Question

A quadratic function has one root at 5 and has a vertex point at (7, 2).

What is the value of “a”?

Answer 1

Step-by-step explanation

• Vertex Form

`y = a {(x - h)}^(2) + k`

where a-term determines the shape of graph.

h-term determines the change of graph for x-axis.

k-term determines the change of graph for y-axis.

Vertex of the graph is at (h,k).

• Substitute the vertex value in the equation.

`y = a {(x - 7)}^(2) + 2`

We need to find the value of a-term. We have the given root which we can substitute in the equation.

Also the roots are on x-axis, meaning that the y-value for roots must be 0.
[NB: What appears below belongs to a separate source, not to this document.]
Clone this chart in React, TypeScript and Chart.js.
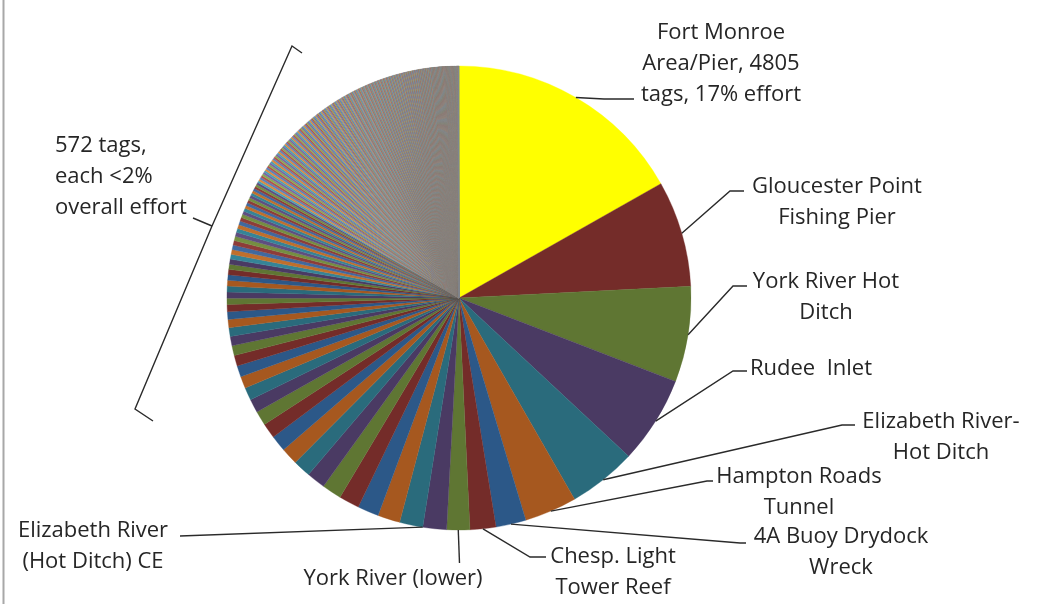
import React, { useEffect, useRef } from "react";
import { Chart, registerables } from "chart.js";

Chart.register(...registerables);

// ---- DATA ----
const labeledSites = [
  "Fort Monroe Area/Pier",
  "Gloucester Point Fishing Pier",
  "York River Hot Ditch",
  "Rudee Inlet",
  "Elizabeth River-Hot Ditch",
  "Hampton Roads Tunnel",
  "4A Buoy Drydock Wreck",
  "Chesp. Light Tower Reef",
  "York River (lower)",
  "Elizabeth River (Hot Ditch) CE",
];
// % of overall effort
const labeledEffort = [16.8, 7.4, 6.65, 6.1, 4.75, 3.65, 2.1, 1.8, 1.6, 1.65];

// remaining sites, each <2% effort (read slice by slice)
const smallEffort = [
  1.62, 1.55, 1.48, 1.42, 1.36, 1.3, 1.24, 1.18, 1.12, 1.06,
  1.0, 0.94, 0.89, 0.83, 0.78, 0.74, 0.69, 0.65, 0.61, 0.57, 0.53, 0.49, 0.44,
  0.42, 0.41, 0.4, 0.38, 0.37, 0.36, 0.35, 0.34, 0.33, 0.32, 0.31, 0.3, 0.29, 0.28, 0.27, 0.26, 0.25,
  0.24, 0.23, 0.22, 0.21, 0.2, 0.2, 0.19, 0.18, 0.18, 0.17, 0.17, 0.16, 0.16, 0.15,
];
// the many tiniest sites, grouped by (effort level, number of sites)
const tinyEffortLevels = [0.14, 0.13, 0.12, 0.11, 0.1, 0.09, 0.08, 0.07, 0.06, 0.05, 0.04, 0.035, 0.03, 0.025, 0.02, 0.015, 0.01];
const tinySiteCounts = [6, 8, 8, 9, 10, 11, 12, 14, 16, 20, 25, 30, 35, 40, 50, 60, 99];

const labelLines = [
  ["Fort Monroe", "Area/Pier, 4805", "tags, 17% effort"],
  ["Gloucester Point", "Fishing Pier"],
  ["York River Hot", "Ditch"],
  ["Rudee  Inlet"],
  ["Elizabeth River-", "Hot Ditch"],
  ["Hampton Roads", "Tunnel"],
  ["4A Buoy Drydock", "Wreck"],
  ["Chesp. Light", "Tower Reef"],
  ["York River (lower)"],
  ["Elizabeth River", "(Hot Ditch) CE"],
];
const groupLines = ["572 tags,", "each <2%", "overall effort"];

// ---- LAYOUT / STYLE ----
const labelCenterX = [721, 837, 826, 811, 941, 799, 841, 613, 393, 93];
const labelFirstBaseline = [39, 193, 288, 375, 428, 483, 543, 563, 585, 537];
const leaderAnchor = [0.5, 0.5, 0.5, 0.5, 0.5, 0.5, 0.5, 0.5, 0.5, 1.0];
const leaderElbow: [number, number][] = [
  [604, 99], [730, 191], [733, 286], [733, 371], [842, 425], [707, 481], [740, 543], [530, 557], [459.5, 563], [180, 536],
];
const leaderEnd: [number, number][] = [
  [634, 99], [744, 191], [747, 286], [747, 371], [855, 425], [713, 481], [746, 543], [546, 557], [459.5, 563], [180, 536],
];
const LINE_H = 31;
const FONT = '22px "Open Sans"';
const TEXT_COLOR = "#262626";

const YELLOW = "#FFFF00";
const palette = ["#2C5888", "#742C29", "#5F7633", "#4A3A63", "#2A6B7C", "#A6581F"];
const midPalette = ["#40699F", "#8E3C39", "#758F41", "#5F4E80", "#358497", "#C06F2C"];
const tailPalette = ["#5A82BC", "#B0524E", "#8CAB52", "#7A66A2", "#48A0B6", "#DC8A3E"];
const MID_FROM = 40;

export default function App() {
  const ref = useRef<HTMLCanvasElement | null>(null);

  useEffect(() => {
    if (!ref.current) return;
    const tinyEffort: number[] = [];
    tinyEffortLevels.forEach((v, k) => {
      for (let n = 0; n < tinySiteCounts[k]; n++) tinyEffort.push(v);
    });
    const values = [...labeledEffort, ...smallEffort, ...tinyEffort];
    const firstTiny = labeledEffort.length + smallEffort.length;
    const labels = values.map((_, i) => (i < labeledSites.length ? labeledSites[i] : "Site " + (i + 1)));
    const colors = values.map((_, i) =>
      i === 0
        ? YELLOW
        : i >= firstTiny
        ? tailPalette[i % 6]
        : i >= MID_FROM
        ? midPalette[i % 6]
        : palette[i % 6]
    );

    const annot = {
      id: "annot",
      afterDraw(chart: any) {
        const ctx = chart.ctx as CanvasRenderingContext2D;
        ctx.save();
        // left frame line
        ctx.strokeStyle = "#A8A8A8";
        ctx.lineWidth = 2;
        ctx.beginPath();
        ctx.moveTo(3.5, 0);
        ctx.lineTo(3.5, 604);
        ctx.stroke();

        const meta = chart.getDatasetMeta(0);
        ctx.strokeStyle = "#2a2a2a";
        ctx.lineWidth = 1.4;
        ctx.fillStyle = TEXT_COLOR;
        ctx.font = FONT;
        ctx.textAlign = "center";
        ctx.textBaseline = "alphabetic";
        labelLines.forEach((lines, i) => {
          const arc = meta.data[i];
          const p = arc.getProps(["x", "y", "startAngle", "endAngle", "outerRadius"], true);
          const a = p.startAngle + (p.endAngle - p.startAngle) * leaderAnchor[i];
          const sx = p.x + Math.cos(a) * p.outerRadius;
          const sy = p.y + Math.sin(a) * p.outerRadius;
          ctx.beginPath();
          ctx.moveTo(sx, sy);
          ctx.lineTo(leaderElbow[i][0], leaderElbow[i][1]);
          ctx.lineTo(leaderEnd[i][0], leaderEnd[i][1]);
          ctx.stroke();
          lines.forEach((t, j) => {
            ctx.fillText(t, labelCenterX[i], labelFirstBaseline[i] + j * LINE_H);
          });
        });

        // bracket for small sites
        ctx.beginPath();
        ctx.moveTo(302, 53);
        ctx.lineTo(292, 46);
        ctx.lineTo(212, 226);
        ctx.lineTo(135, 409);
        ctx.lineTo(153, 421);
        ctx.moveTo(193, 218);
        ctx.lineTo(212, 226);
        ctx.stroke();
        ctx.textAlign = "left";
        groupLines.forEach((t, j) => ctx.fillText(t, 55, 152 + j * LINE_H));
        ctx.restore();
      },
    };

    const chart = new Chart(ref.current, {
      type: "pie",
      data: {
        labels,
        datasets: [
          {
            data: values,
            backgroundColor: colors,
            borderColor: colors,
            borderWidth: 0.35,
          },
        ],
      },
      options: {
        animation: false,
        responsive: false,
        events: [],
        layout: { padding: { left: 226.8, right: 368.8, top: 65.8, bottom: 73.8 } },
        plugins: {
          legend: { display: false },
          tooltip: { enabled: false },
          title: { display: false },
        },
      },
      plugins: [annot],
    });
    return () => chart.destroy();
  }, []);

  return (
    <div style={{ position: "fixed", left: 0, top: 0, width: 1060, height: 604, background: "#fff" }}>
      <canvas ref={ref} width={1060} height={604} style={{ width: 1060, height: 604, display: "block" }} />
    </div>
  );
}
• Substitute (5,0) in the equation.

`0 =a {(5 - 7)}^(2) + 2 \\ 0 =a {( - 2)} ^(2) + 2 \\ 0 = 4a + 2`

• Solve for a-term.

`4a + 2 = 0 \\ 4a = - 2 \\ a = ( - 2)/(4) \\ a = - (1)/(2)`

Therefore the value of a is - 1/2. Rewrite the equation as we get the answer.

Answer

`\large \boxed{y = - (1)/(2) {(x - 7)}^(2) + 2}`